The new Super Pac was co-founded by Kristopher Purcell, a former Bush administration official; John Farner, who worked in the commerce department during the Bush administration; and Karen Kirksey, another longtime Republican operative. Kirksey is the Super Pac’s director.

“We’re truly a grassroots organization. Our goal is to do whatever we can to elect Joe Biden as president,” said Farner.

The Super Pac is still in its early stages and isn’t setting expectations on raising something like $20m.

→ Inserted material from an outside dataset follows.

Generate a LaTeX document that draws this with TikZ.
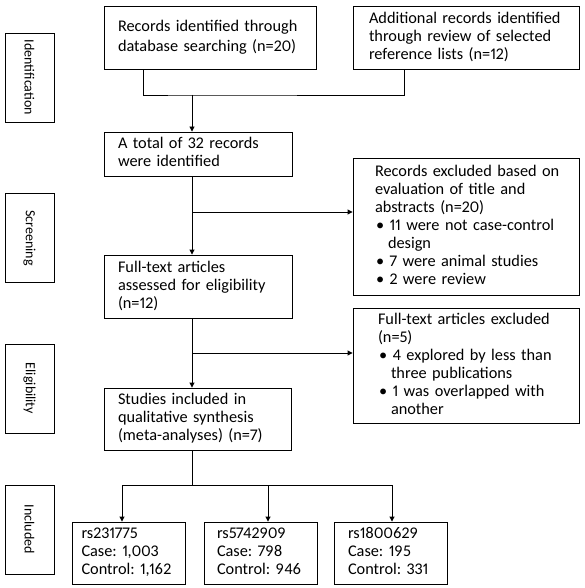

Rather, 43 Alumni for Biden is just focused on organizing.

“After seeing three and a half years of chaos and incompetence and division, a lot of people have just been pushed to say, ‘We have got to do something else,” Purcell said. “We may not be fully on board with the Democratic agenda, but this is a one-issue election. ‘Are you for Donald Trump, or are you for America.’”

Steve Schmidt a former GOP strategist said of Trump: “He’s just lost the confidence of the American people during this season of ineptitude and incompetence in his performance and you see that throughout the poll.” Schmidt explained that Trump’s dismal polling and poor approval rating could hurt Senate Republicans who are seeking re-election in November.

Another Republican strategist close to Senate Majority Leader Mitch McConnell is reported to have said that Republicans have Labor Day penciled in as the deadline for Trump to have turned things around. After that, Trump is going to be on his own.